> WORK TO BE COMPLETED:
The line holding "import * as" is the last one to output; start at the first line of the data, keep every line in between exactly, and leave out pictures.

> GIVEN DATA:
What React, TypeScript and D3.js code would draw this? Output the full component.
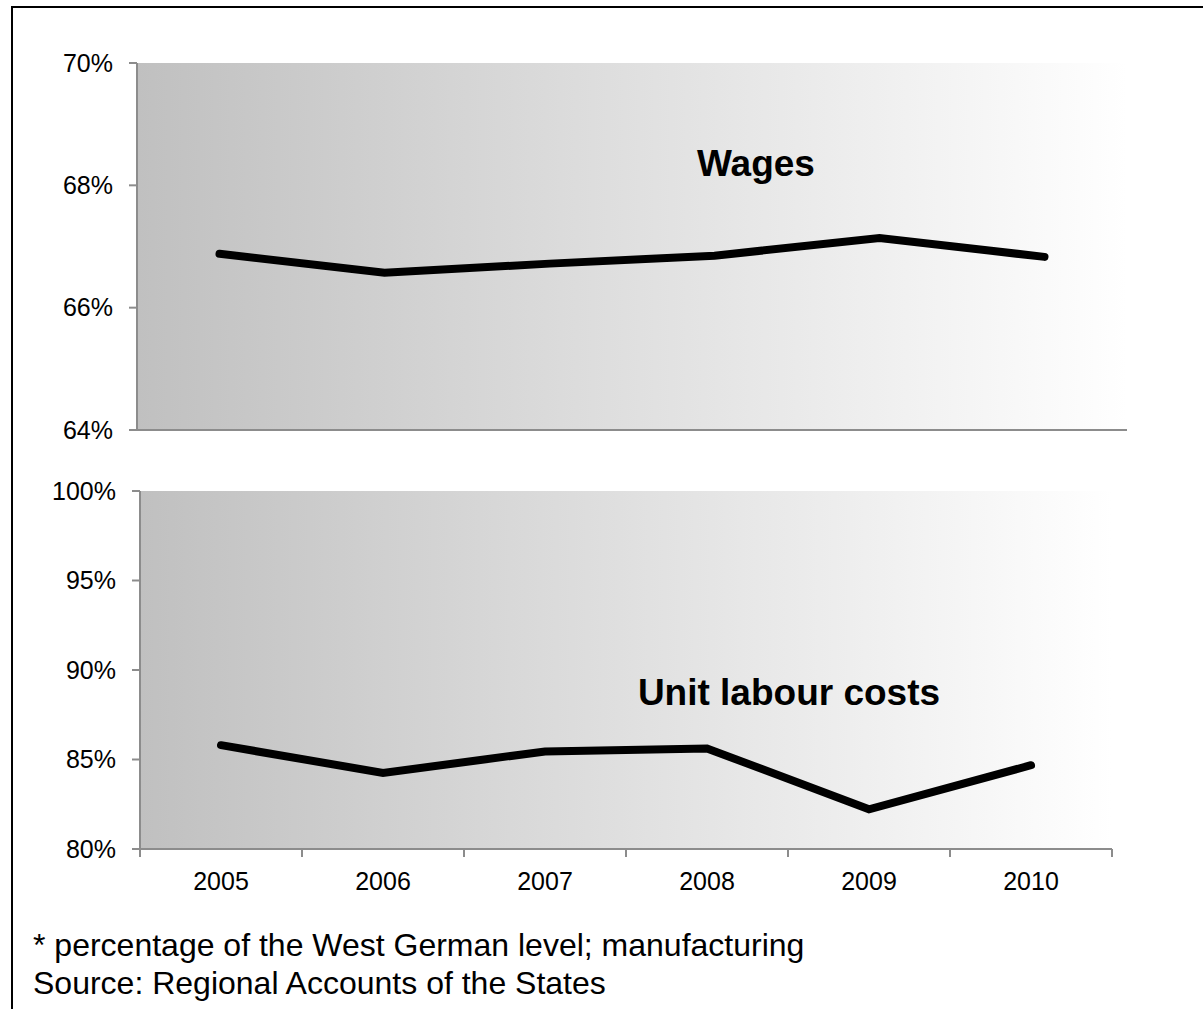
import React from "react";
import * as d3 from "d3";

const years = ["2005", "2006", "2007", "2008", "2009", "2010"];
const wages = [66.88, 66.57, 66.72, 66.85, 67.14, 66.83];
const unitLabourCosts = [85.8, 84.25, 85.45, 85.62, 82.22, 84.68];
const wagesTicks = [64, 66, 68, 70];
const ulcTicks = [80, 85, 90, 95, 100];
const footnotes = [
  "* percentage of the West German level; manufacturing",
  "Source: Regional Accounts of the States",
];

const FONT = "'Liberation Sans', Arial, Helvetica, sans-serif";
const AXIS = "#8c8c8c";

type PanelProps = {
  id: string;
  left: number;
  right: number;
  top: number;
  bottom: number;
  domain: [number, number];
  ticks: number[];
  values: number[];
  title: string;
  titleX: number;
  titleY: number;
  xTicks: boolean;
};

function Panel(p: PanelProps) {
  const x = d3.scaleBand<string>().domain(years).range([p.left, p.right]);
  const y = d3.scaleLinear().domain(p.domain).range([p.bottom, p.top]);
  const line = d3
    .line<number>()
    .x((_, i) => (x(years[i]) as number) + x.bandwidth() / 2)
    .y((d) => y(d));
  const boundaries = years.map((yr) => x(yr) as number).concat([p.right]);
  return (
    <g>
      <defs>
        <linearGradient id={p.id} x1="0" y1="0" x2="1" y2="0">
          <stop offset="0" stopColor="#c0c0c0" />
          <stop offset="1" stopColor="#ffffff" />
        </linearGradient>
      </defs>
      <rect
        x={p.left}
        y={p.top}
        width={p.right - p.left}
        height={p.bottom - p.top}
        fill={`url(#${p.id})`}
      />
      <line x1={p.left} x2={p.left} y1={p.top} y2={p.bottom} stroke={AXIS} strokeWidth={2} />
      {p.ticks.map((t) => (
        <g key={t}>
          <line x1={p.left - 8} x2={p.left} y1={y(t)} y2={y(t)} stroke={AXIS} strokeWidth={2} />
          <text
            x={p.left - 24}
            y={y(t)}
            dy="0.35em"
            textAnchor="end"
            fontFamily={FONT}
            fontSize={25}
            fill="#000"
          >
            {t}%
          </text>
        </g>
      ))}
      <line x1={p.left - 8} x2={p.right} y1={p.bottom} y2={p.bottom} stroke={AXIS} strokeWidth={2} />
      {p.xTicks &&
        boundaries.map((b, i) => (
          <line key={i} x1={b} x2={b} y1={p.bottom} y2={p.bottom + 8} stroke={AXIS} strokeWidth={2} />
        ))}
      {p.xTicks &&
        years.map((yr) => (
          <text
            key={yr}
            x={(x(yr) as number) + x.bandwidth() / 2}
            y={890}
            textAnchor="middle"
            fontFamily={FONT}
            fontSize={25}
            fill="#000"
          >
            {yr}
          </text>
        ))}
      <path
        d={line(p.values) || ""}
        fill="none"
        stroke="#000"
        strokeWidth={8}
        strokeLinecap="round"
        strokeLinejoin="miter"
      />
      <text
        x={p.titleX}
        y={p.titleY}
        textAnchor="middle"
        fontFamily={FONT}
        fontSize={37}
        fontWeight="bold"
        fill="#000"
      >
        {p.title}
      </text>
    </g>
  );
}

export default function App() {
  return (
    <svg
      width={1203}
      height={1009}
      style={{ position: "absolute", left: 0, top: 0, background: "#fff" }}
    >
      <rect x={0} y={0} width={1203} height={1009} fill="#fff" />
      <rect x={12} y={7} width={1205} height={1020} fill="none" stroke="#000" strokeWidth={2} />
      <Panel
        id="gTop"
        left={137}
        right={1127}
        top={63}
        bottom={430}
        domain={[64, 70]}
        ticks={wagesTicks}
        values={wages}
        title="Wages"
        titleX={756}
        titleY={176}
        xTicks={false}
      />
      <Panel
        id="gBottom"
        left={140}
        right={1112}
        top={491}
        bottom={849}
        domain={[80, 100]}
        ticks={ulcTicks}
        values={unitLabourCosts}
        title="Unit labour costs"
        titleX={789}
        titleY={705}
        xTicks={true}
      />
      {footnotes.map((f, i) => (
        <text key={i} x={33} y={956 + i * 38} fontFamily={FONT} fontSize={32} fill="#000">
          {f}
        </text>
      ))}
    </svg>
  );
}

> RESPONSE TO THIS TASK:
What React, TypeScript and D3.js code would draw this? Output the full component.
import React from "react";
import * as d3 from "d3";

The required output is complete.